Wednesday, 3 June 2009

Golden Oldies

Another quick link here - these stories really don't need rewriting, just linking you see - to a story on the BBC website about technology used in clothing that could help old folks, the elderly etc, by sending information back to their doctor should it detect anything that could become a problem, or even monitoring the temperature in a room and adjusting the thermostat remotely. You gotta love technology that can do that.

Tuesday, 2 June 2009

Water talk

More here on the BBC website about the pros, cons and debates over high-tech swim suits - and a nice bit of history on the gradually rise of swim suit technology. Nothing's ever simple is it?

Monday, 1 June 2009

Hat's off

Just a little link - article on hats on today's BBC Magazine section.

Urgh Factor

As you may have seen on Have I Got News For You this weekend, policewomen have been complaining that their trousers make them look like, gulp, Simon Cowell. Ouch.

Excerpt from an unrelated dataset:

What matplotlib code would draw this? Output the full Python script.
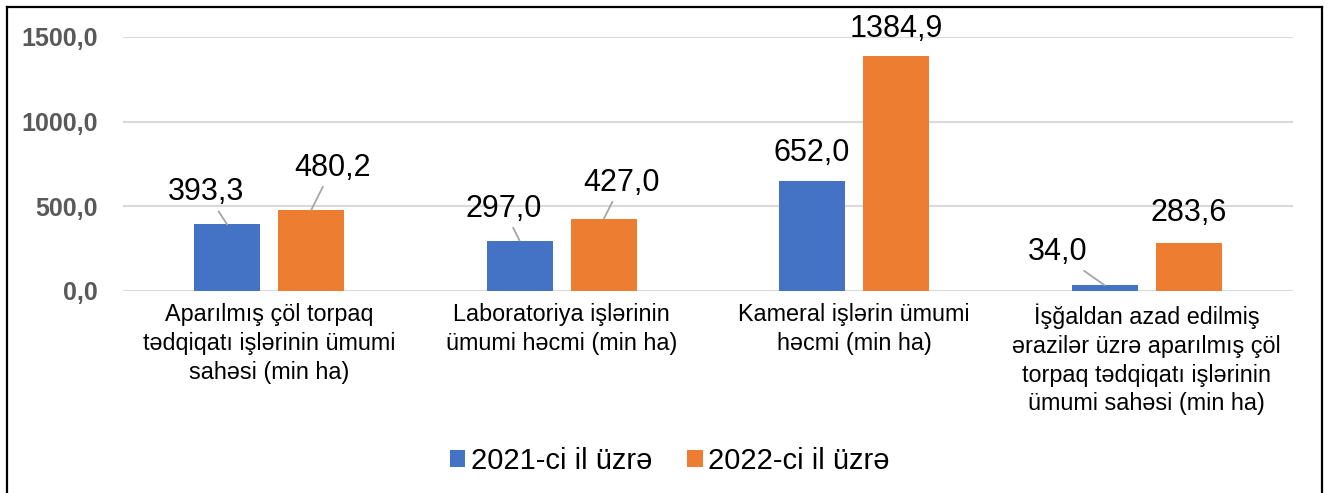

The story from The Times says, "The British Association of Women in Policing is lobbying the Government and the Association of Chief Police Officers for better-fitting uniforms. Liz Owsley, of the BAWP, said: “Women police officers have constantly brought up the fact they do not have a proper uniform. If you are going out there, protecting the public and being in confrontational circumstances, you need to feel professional and confident. If you are going out there looking like a sack of spuds, you are not feeling confident and you are not going to do your job properly."

Which is all very true. In fact we covered a similar story a while back in which we looked at how Nottinghamshire Police were in constant communication with their female officers to ensure they were happy with the quality of the garments they were issued with.